--- WRITTEN REQUEST ---
Every entry that follows should be repeated exactly; drop the images.

(Charts and diagrams as code)
= = = =

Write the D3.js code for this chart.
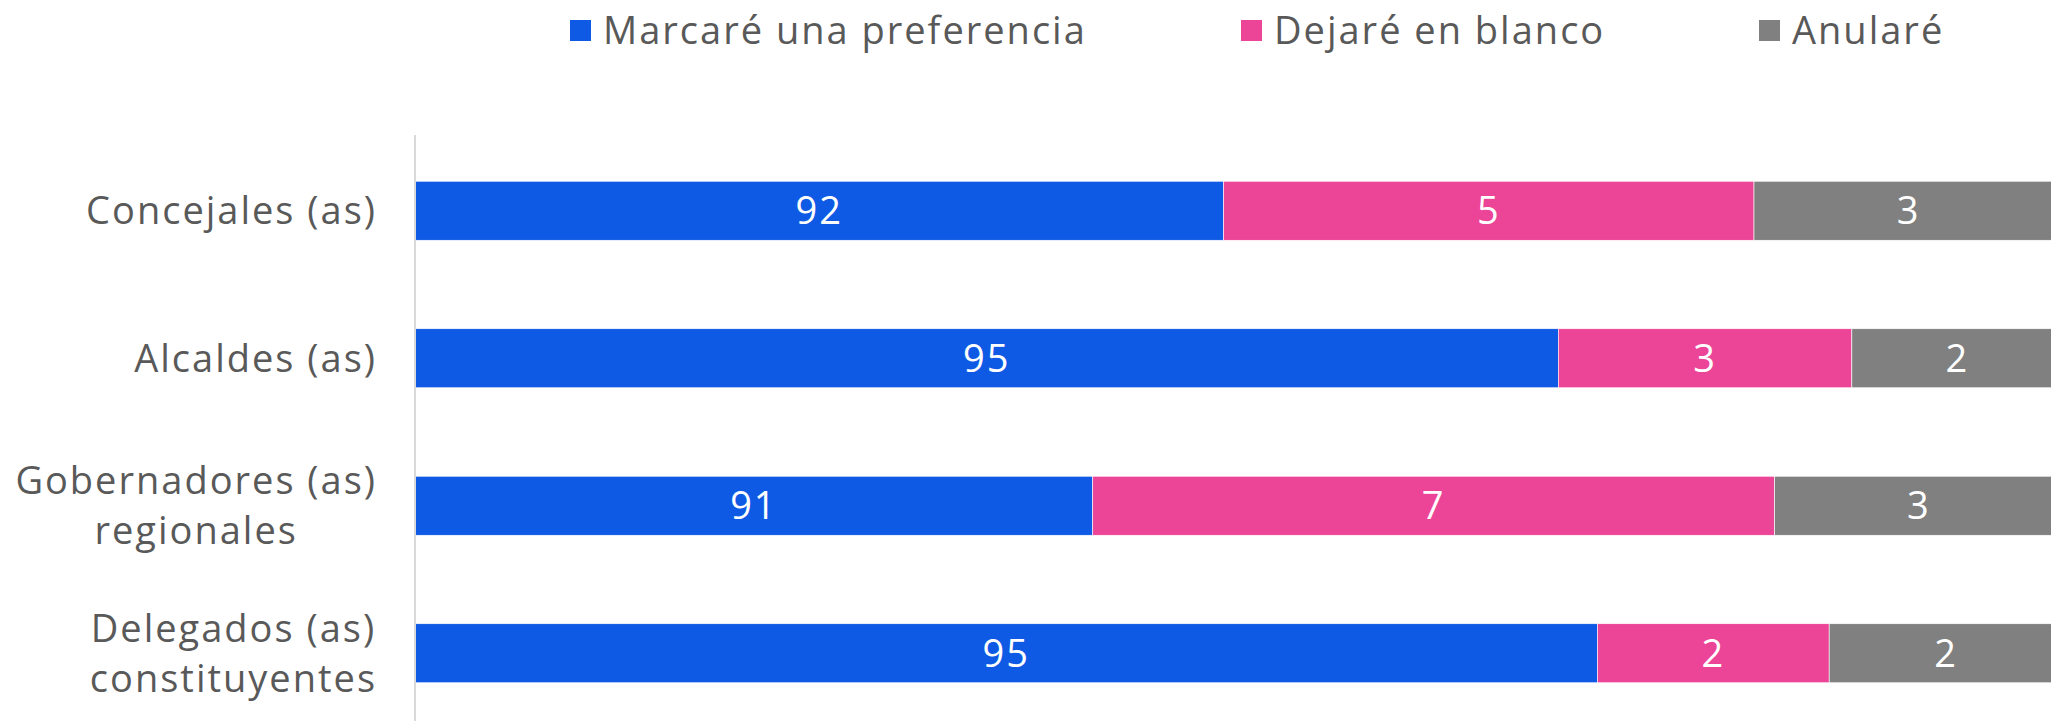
<!DOCTYPE html>
<html>
<head>
<meta charset="utf-8">
<script src="https://cdn.jsdelivr.net/npm/d3@7"></script>
<style>
  body { margin: 0; background: #fff; }
  text { font-family: "Open Sans", sans-serif; }
</style>
</head>
<body>
<div id="plot"></div>
<script>
var categories = ["Concejales (as)", "Alcaldes (as)", "Gobernadores (as)\nregionales", "Delegados (as)\nconstituyentes"];
var seriesNames = ["Marcaré una preferencia", "Dejaré en blanco", "Anularé"];
var marcare = [91.85, 95.1, 90.58, 95.48];
var blanco = [5.15, 2.85, 6.62, 2.25];
var anulare = [3.0, 2.05, 2.8, 2.27];
var colors = ["#0f5ae5", "#ec4497", "#808080"];

var svgWidth = 2051;
var svgHeight = 721;

var svg = d3.select("#plot")
  .append("svg")
  .attr("width", svgWidth)
  .attr("height", svgHeight);

var rows = categories.map(function (c, i) {
  return { cat: c, s0: marcare[i], s1: blanco[i], s2: anulare[i] };
});

var stack = d3.stack().keys(["s0", "s1", "s2"]);
var series = stack(rows);

// axis starts at 84, the 100 end runs past the right edge
var xScale = d3.scaleLinear()
  .domain([84, 100])
  .range([415, 2063]);

var yScale = d3.scaleBand()
  .domain(categories)
  .range([137, 727])
  .paddingInner(0.6)
  .paddingOuter(0.3);

var layers = svg.selectAll("g.layer")
  .data(series)
  .enter()
  .append("g")
  .attr("class", "layer")
  .attr("fill", (d, i) => colors[i]);

layers.selectAll("rect")
  .data(d => d)
  .enter()
  .append("rect")
  .attr("x", d => xScale(Math.max(d[0], 84)))
  .attr("y", d => yScale(d.data.cat))
  .attr("width", d => xScale(d[1]) - xScale(Math.max(d[0], 84)))
  .attr("height", yScale.bandwidth())
  .attr("stroke", "#ffffff")
  .attr("stroke-width", 0.6);

layers.selectAll("text")
  .data(d => d)
  .enter()
  .append("text")
  .attr("x", d => (xScale(Math.max(d[0], 84)) + xScale(d[1])) / 2)
  .attr("y", d => yScale(d.data.cat) + yScale.bandwidth() / 2)
  .attr("dy", "0.36em")
  .attr("text-anchor", "middle")
  .attr("fill", "#ffffff")
  .style("font-size", "38px")
  .style("letter-spacing", "2px")
  .text(d => Math.round(d[1] - d[0]));

// vertical axis line with wrapped category labels
var leftAxis = d3.axisLeft(yScale).tickSize(0).tickPadding(40);
var axisG = svg.append("g")
  .attr("transform", `translate(${xScale(84)}, 0)`)
  .call(leftAxis);

axisG.select(".domain").remove();
axisG.append("line")
  .attr("x1", 0).attr("x2", 0)
  .attr("y1", 135).attr("y2", 721)
  .attr("stroke", "#d9d9d9")
  .attr("stroke-width", 2);

axisG.selectAll(".tick text")
  .attr("fill", "#595959")
  .style("font-size", "38px")
  .style("letter-spacing", "2px")
  .style("font-family", "'Open Sans', sans-serif")
  .each(function (d) {
    var lines = d.split("\n");
    var t = d3.select(this).text(null).attr("dy", null).attr("text-anchor", "middle");
    var lh = 50;
    var spans = lines.map(function (l, i) {
      return t.append("tspan")
        .attr("y", (i - (lines.length - 1) / 2) * lh)
        .attr("dy", "0.36em")
        .text(l);
    });
    // block right aligned, lines centred inside it
    var maxW = d3.max(spans, s => s.node().getComputedTextLength());
    spans.forEach(s => s.attr("x", -38 - maxW / 2));
  });

// legend
var legendX = [570, 1241, 1759];
var legend = svg.selectAll("g.legend")
  .data(seriesNames)
  .enter()
  .append("g")
  .attr("class", "legend")
  .attr("transform", (d, i) => `translate(${legendX[i]}, 20)`);

legend.append("rect")
  .attr("width", 21)
  .attr("height", 21)
  .attr("fill", (d, i) => colors[i]);

legend.append("text")
  .attr("x", 33)
  .attr("y", 10.5)
  .attr("dy", "0.36em")
  .attr("fill", "#595959")
  .style("font-size", "38px")
  .style("letter-spacing", "2px")
  .text(d => d);
</script>
</body>
</html>
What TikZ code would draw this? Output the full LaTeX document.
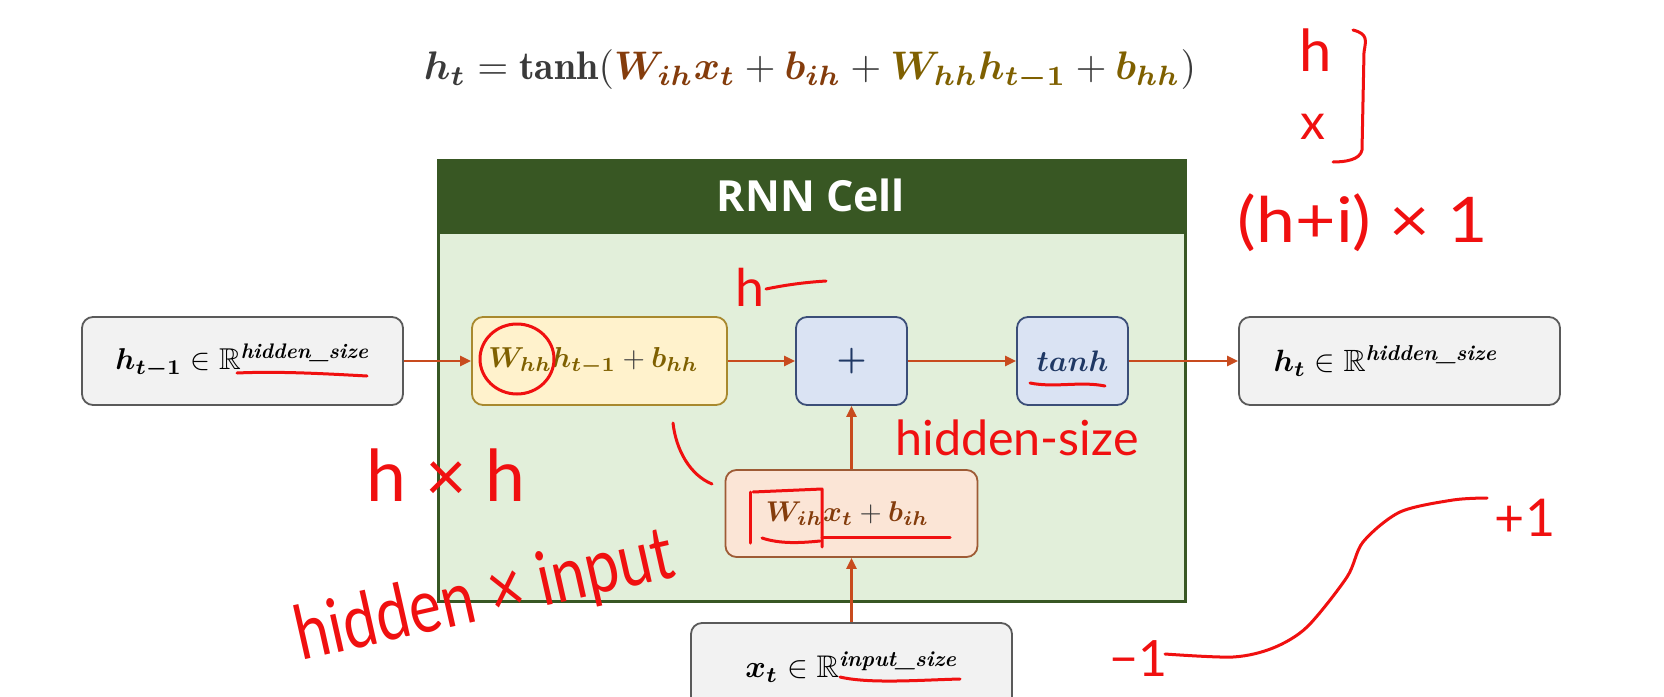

= = = =

--- ANSWER FOR THE TASK ---
Write the D3.js code for this chart.
<!DOCTYPE html>
<html>
<head>
<meta charset="utf-8">
<script src="https://cdn.jsdelivr.net/npm/d3@7"></script>
<style>
  body { margin: 0; background: #fff; }
  text { font-family: "Open Sans", sans-serif; }
</style>
</head>
<body>
<div id="plot"></div>
<script>
var categories = ["Concejales (as)", "Alcaldes (as)", "Gobernadores (as)\nregionales", "Delegados (as)\nconstituyentes"];
var seriesNames = ["Marcaré una preferencia", "Dejaré en blanco", "Anularé"];
var marcare = [91.85, 95.1, 90.58, 95.48];
var blanco = [5.15, 2.85, 6.62, 2.25];
var anulare = [3.0, 2.05, 2.8, 2.27];
var colors = ["#0f5ae5", "#ec4497", "#808080"];

var svgWidth = 2051;
var svgHeight = 721;

var svg = d3.select("#plot")
  .append("svg")
  .attr("width", svgWidth)
  .attr("height", svgHeight);

var rows = categories.map(function (c, i) {
  return { cat: c, s0: marcare[i], s1: blanco[i], s2: anulare[i] };
});

var stack = d3.stack().keys(["s0", "s1", "s2"]);
var series = stack(rows);

// axis starts at 84, the 100 end runs past the right edge
var xScale = d3.scaleLinear()
  .domain([84, 100])
  .range([415, 2063]);

var yScale = d3.scaleBand()
  .domain(categories)
  .range([137, 727])
  .paddingInner(0.6)
  .paddingOuter(0.3);

var layers = svg.selectAll("g.layer")
  .data(series)
  .enter()
  .append("g")
  .attr("class", "layer")
  .attr("fill", (d, i) => colors[i]);

layers.selectAll("rect")
  .data(d => d)
  .enter()
  .append("rect")
  .attr("x", d => xScale(Math.max(d[0], 84)))
  .attr("y", d => yScale(d.data.cat))
  .attr("width", d => xScale(d[1]) - xScale(Math.max(d[0], 84)))
  .attr("height", yScale.bandwidth())
  .attr("stroke", "#ffffff")
  .attr("stroke-width", 0.6);

layers.selectAll("text")
  .data(d => d)
  .enter()
  .append("text")
  .attr("x", d => (xScale(Math.max(d[0], 84)) + xScale(d[1])) / 2)
  .attr("y", d => yScale(d.data.cat) + yScale.bandwidth() / 2)
  .attr("dy", "0.36em")
  .attr("text-anchor", "middle")
  .attr("fill", "#ffffff")
  .style("font-size", "38px")
  .style("letter-spacing", "2px")
  .text(d => Math.round(d[1] - d[0]));

// vertical axis line with wrapped category labels
var leftAxis = d3.axisLeft(yScale).tickSize(0).tickPadding(40);
var axisG = svg.append("g")
  .attr("transform", `translate(${xScale(84)}, 0)`)
  .call(leftAxis);

axisG.select(".domain").remove();
axisG.append("line")
  .attr("x1", 0).attr("x2", 0)
  .attr("y1", 135).attr("y2", 721)
  .attr("stroke", "#d9d9d9")
  .attr("stroke-width", 2);

axisG.selectAll(".tick text")
  .attr("fill", "#595959")
  .style("font-size", "38px")
  .style("letter-spacing", "2px")
  .style("font-family", "'Open Sans', sans-serif")
  .each(function (d) {
    var lines = d.split("\n");
    var t = d3.select(this).text(null).attr("dy", null).attr("text-anchor", "middle");
    var lh = 50;
    var spans = lines.map(function (l, i) {
      return t.append("tspan")
        .attr("y", (i - (lines.length - 1) / 2) * lh)
        .attr("dy", "0.36em")
        .text(l);
    });
    // block right aligned, lines centred inside it
    var maxW = d3.max(spans, s => s.node().getComputedTextLength());
    spans.forEach(s => s.attr("x", -38 - maxW / 2));
  });

// legend
var legendX = [570, 1241, 1759];
var legend = svg.selectAll("g.legend")
  .data(seriesNames)
  .enter()
  .append("g")
  .attr("class", "legend")
  .attr("transform", (d, i) => `translate(${legendX[i]}, 20)`);

legend.append("rect")
  .attr("width", 21)
  .attr("height", 21)
  .attr("fill", (d, i) => colors[i]);

legend.append("text")
  .attr("x", 33)
  .attr("y", 10.5)
  .attr("dy", "0.36em")
  .attr("fill", "#595959")
  .style("font-size", "38px")
  .style("letter-spacing", "2px")
  .text(d => d);
</script>
</body>
</html>
What TikZ code would draw this? Output the full LaTeX document.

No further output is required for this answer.